GIVEN PROBLEM: Return the listing below verbatim. Pictures do not belong in the copy.

______

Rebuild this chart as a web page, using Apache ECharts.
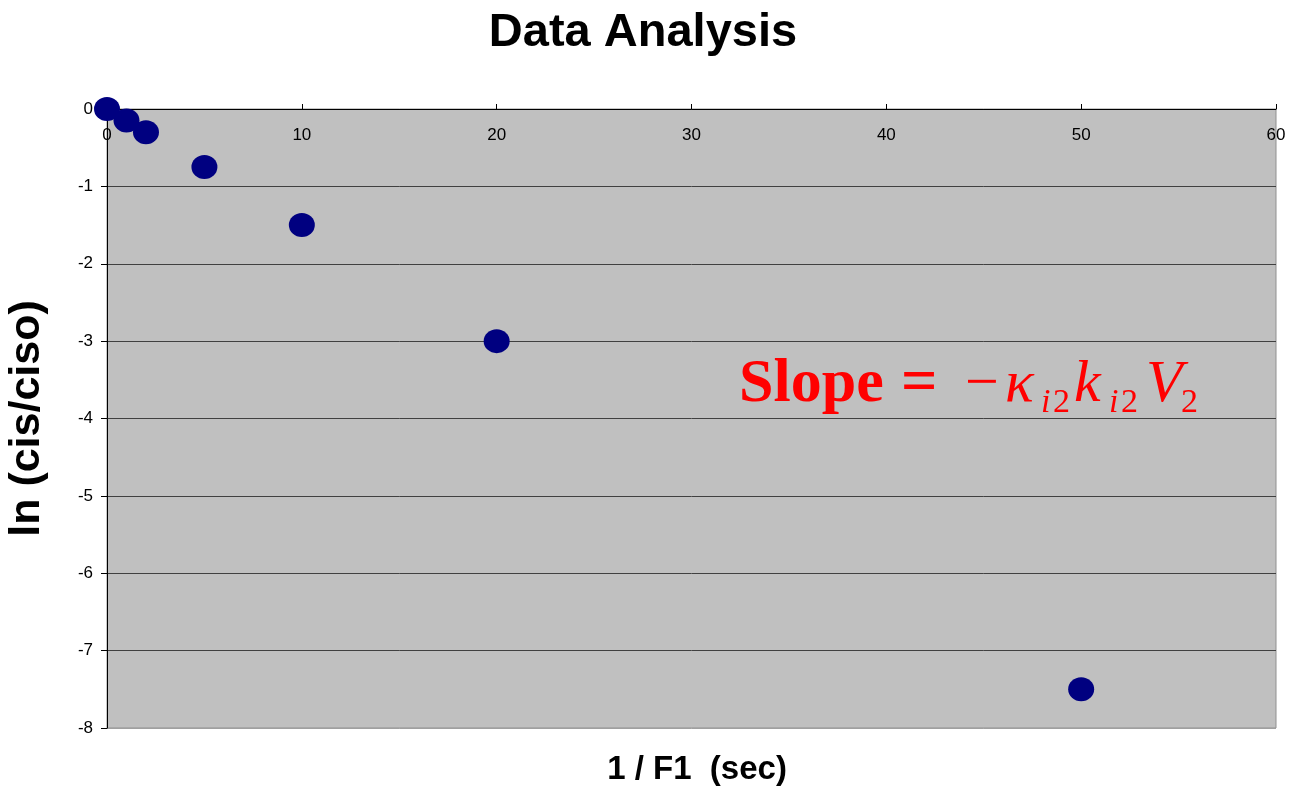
<!DOCTYPE html>
<html>
<head>
<meta charset="utf-8">
<script src="https://cdn.jsdelivr.net/npm/echarts@6/dist/echarts.min.js"></script>
<style>html,body{margin:0;padding:0;background:#fff}#c{width:1298px;height:787px}</style>
</head>
<body>
<div id="c"></div>
<script>
// Data
var xValues = [0, 1, 2, 5, 10, 20, 50];
var yValues = [0, -0.15, -0.3, -0.75, -1.5, -3, -7.5];
var xTicks = [0, 10, 20, 30, 40, 50, 60];
var yTicks = [-8, -7, -6, -5, -4, -3, -2, -1, 0];
var titleText = 'Data Analysis';
var xName = '1 / F1  (sec)';
var yName = 'ln (cis/ciso)';

var points = xValues.map(function (x, i) { return [x, yValues[i]]; });
var chart = echarts.init(document.getElementById('c'), null, {renderer: 'canvas'});

var sans = 'Liberation Sans, Arial, sans-serif';
var serif = '"Liberation Serif", "Times New Roman", serif';
var red = '#ff0000';

var splitColors = yTicks.map(function (v, i) { return i === 0 ? '#a0a0a0' : '#404040'; });

chart.setOption({
  animation: false,
  backgroundColor: '#ffffff',
  title: {
    text: titleText, left: 638, top: 5, textAlign: 'center',
    textStyle: {fontFamily: sans, fontWeight: 'bold', fontSize: 47, color: '#000'}
  },
  grid: {
    left: 107, top: 109, width: 1169, height: 619, containLabel: false, outerBoundsMode: 'none',
    show: true, backgroundColor: '#c0c0c0', borderColor: '#909090', borderWidth: 1
  },
  xAxis: {
    type: 'value', position: 'top', min: xTicks[0], max: xTicks[xTicks.length - 1], interval: 10,
    axisLine: {show: true, onZero: false, lineStyle: {color: '#000', width: 1}},
    axisTick: {show: true, inside: false, length: 5, lineStyle: {color: '#000'}},
    axisLabel: {inside: true, margin: 18, fontFamily: sans, fontSize: 17, color: '#000'},
    splitLine: {show: false}
  },
  yAxis: {
    type: 'value', min: yTicks[0], max: yTicks[yTicks.length - 1], interval: 1,
    name: yName, nameLocation: 'middle', nameGap: 58, nameRotate: 90,
    nameTextStyle: {fontFamily: sans, fontWeight: 'bold', fontSize: 43, color: '#000'},
    axisLine: {show: true, onZero: false, lineStyle: {color: '#000', width: 1}},
    axisTick: {show: true, length: 6, lineStyle: {color: '#000'}},
    axisLabel: {margin: 14, fontFamily: sans, fontSize: 17, color: '#000'},
    splitLine: {show: true, lineStyle: {color: splitColors, width: 1}}
  },
  series: [{
    type: 'scatter', data: points, symbol: 'circle', symbolSize: [26, 24],
    itemStyle: {color: '#000080', opacity: 1}, z: 5
  }],
  graphic: [
    {type: 'text', x: 697, y: 770, style: {text: xName, font: 'bold 33px ' + sans, fill: '#000', align: 'center', verticalAlign: 'middle'}},
    {type: 'text', x: 739, y: 385, style: {text: 'Slope', font: 'bold 62px ' + serif, fill: red, verticalAlign: 'middle'}},
    {type: 'text', x: 901, y: 385, style: {text: '=', font: 'bold 64px ' + serif, fill: red, verticalAlign: 'middle'}},
    {type: 'text', x: 965, y: 385, style: {text: '\u2212', font: '60px ' + serif, fill: red, verticalAlign: 'middle'}},
    {type: 'text', x: 1005, y: 385, style: {text: '\u03ba', font: 'italic 60px ' + serif, fill: red, verticalAlign: 'middle'}},
    {type: 'text', x: 1041, y: 403, style: {text: 'i', font: 'italic 34px ' + serif, fill: red, verticalAlign: 'middle'}},
    {type: 'text', x: 1053, y: 403, style: {text: '2', font: '34px ' + serif, fill: red, verticalAlign: 'middle'}},
    {type: 'text', x: 1074, y: 385, style: {text: 'k', font: 'italic 60px ' + serif, fill: red, verticalAlign: 'middle'}},
    {type: 'text', x: 1109, y: 403, style: {text: 'i', font: 'italic 34px ' + serif, fill: red, verticalAlign: 'middle'}},
    {type: 'text', x: 1121, y: 403, style: {text: '2', font: '34px ' + serif, fill: red, verticalAlign: 'middle'}},
    {type: 'text', x: 1146, y: 385, style: {text: 'V', font: 'italic 60px ' + serif, fill: red, verticalAlign: 'middle'}},
    {type: 'text', x: 1181, y: 403, style: {text: '2', font: '34px ' + serif, fill: red, verticalAlign: 'middle'}}
  ]
});
</script>
</body>
</html>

______

EXERCISE OUTPUT:
Rebuild this chart as a web page, using Apache ECharts.
<!DOCTYPE html>
<html>
<head>
<meta charset="utf-8">
<script src="https://cdn.jsdelivr.net/npm/echarts@6/dist/echarts.min.js"></script>
<style>html,body{margin:0;padding:0;background:#fff}#c{width:1298px;height:787px}</style>
</head>
<body>
<div id="c"></div>
<script>
// Data
var xValues = [0, 1, 2, 5, 10, 20, 50];
var yValues = [0, -0.15, -0.3, -0.75, -1.5, -3, -7.5];
var xTicks = [0, 10, 20, 30, 40, 50, 60];
var yTicks = [-8, -7, -6, -5, -4, -3, -2, -1, 0];
var titleText = 'Data Analysis';
var xName = '1 / F1  (sec)';
var yName = 'ln (cis/ciso)';

var points = xValues.map(function (x, i) { return [x, yValues[i]]; });
var chart = echarts.init(document.getElementById('c'), null, {renderer: 'canvas'});

var sans = 'Liberation Sans, Arial, sans-serif';
var serif = '"Liberation Serif", "Times New Roman", serif';
var red = '#ff0000';

var splitColors = yTicks.map(function (v, i) { return i === 0 ? '#a0a0a0' : '#404040'; });

chart.setOption({
  animation: false,
  backgroundColor: '#ffffff',
  title: {
    text: titleText, left: 638, top: 5, textAlign: 'center',
    textStyle: {fontFamily: sans, fontWeight: 'bold', fontSize: 47, color: '#000'}
  },
  grid: {
    left: 107, top: 109, width: 1169, height: 619, containLabel: false, outerBoundsMode: 'none',
    show: true, backgroundColor: '#c0c0c0', borderColor: '#909090', borderWidth: 1
  },
  xAxis: {
    type: 'value', position: 'top', min: xTicks[0], max: xTicks[xTicks.length - 1], interval: 10,
    axisLine: {show: true, onZero: false, lineStyle: {color: '#000', width: 1}},
    axisTick: {show: true, inside: false, length: 5, lineStyle: {color: '#000'}},
    axisLabel: {inside: true, margin: 18, fontFamily: sans, fontSize: 17, color: '#000'},
    splitLine: {show: false}
  },
  yAxis: {
    type: 'value', min: yTicks[0], max: yTicks[yTicks.length - 1], interval: 1,
    name: yName, nameLocation: 'middle', nameGap: 58, nameRotate: 90,
    nameTextStyle: {fontFamily: sans, fontWeight: 'bold', fontSize: 43, color: '#000'},
    axisLine: {show: true, onZero: false, lineStyle: {color: '#000', width: 1}},
    axisTick: {show: true, length: 6, lineStyle: {color: '#000'}},
    axisLabel: {margin: 14, fontFamily: sans, fontSize: 17, color: '#000'},
    splitLine: {show: true, lineStyle: {color: splitColors, width: 1}}
  },
  series: [{
    type: 'scatter', data: points, symbol: 'circle', symbolSize: [26, 24],
    itemStyle: {color: '#000080', opacity: 1}, z: 5
  }],
  graphic: [
    {type: 'text', x: 697, y: 770, style: {text: xName, font: 'bold 33px ' + sans, fill: '#000', align: 'center', verticalAlign: 'middle'}},
    {type: 'text', x: 739, y: 385, style: {text: 'Slope', font: 'bold 62px ' + serif, fill: red, verticalAlign: 'middle'}},
    {type: 'text', x: 901, y: 385, style: {text: '=', font: 'bold 64px ' + serif, fill: red, verticalAlign: 'middle'}},
    {type: 'text', x: 965, y: 385, style: {text: '\u2212', font: '60px ' + serif, fill: red, verticalAlign: 'middle'}},
    {type: 'text', x: 1005, y: 385, style: {text: '\u03ba', font: 'italic 60px ' + serif, fill: red, verticalAlign: 'middle'}},
    {type: 'text', x: 1041, y: 403, style: {text: 'i', font: 'italic 34px ' + serif, fill: red, verticalAlign: 'middle'}},
    {type: 'text', x: 1053, y: 403, style: {text: '2', font: '34px ' + serif, fill: red, verticalAlign: 'middle'}},
    {type: 'text', x: 1074, y: 385, style: {text: 'k', font: 'italic 60px ' + serif, fill: red, verticalAlign: 'middle'}},
    {type: 'text', x: 1109, y: 403, style: {text: 'i', font: 'italic 34px ' + serif, fill: red, verticalAlign: 'middle'}},
    {type: 'text', x: 1121, y: 403, style: {text: '2', font: '34px ' + serif, fill: red, verticalAlign: 'middle'}},
    {type: 'text', x: 1146, y: 385, style: {text: 'V', font: 'italic 60px ' + serif, fill: red, verticalAlign: 'middle'}},
    {type: 'text', x: 1181, y: 403, style: {text: '2', font: '34px ' + serif, fill: red, verticalAlign: 'middle'}}
  ]
});
</script>
</body>
</html>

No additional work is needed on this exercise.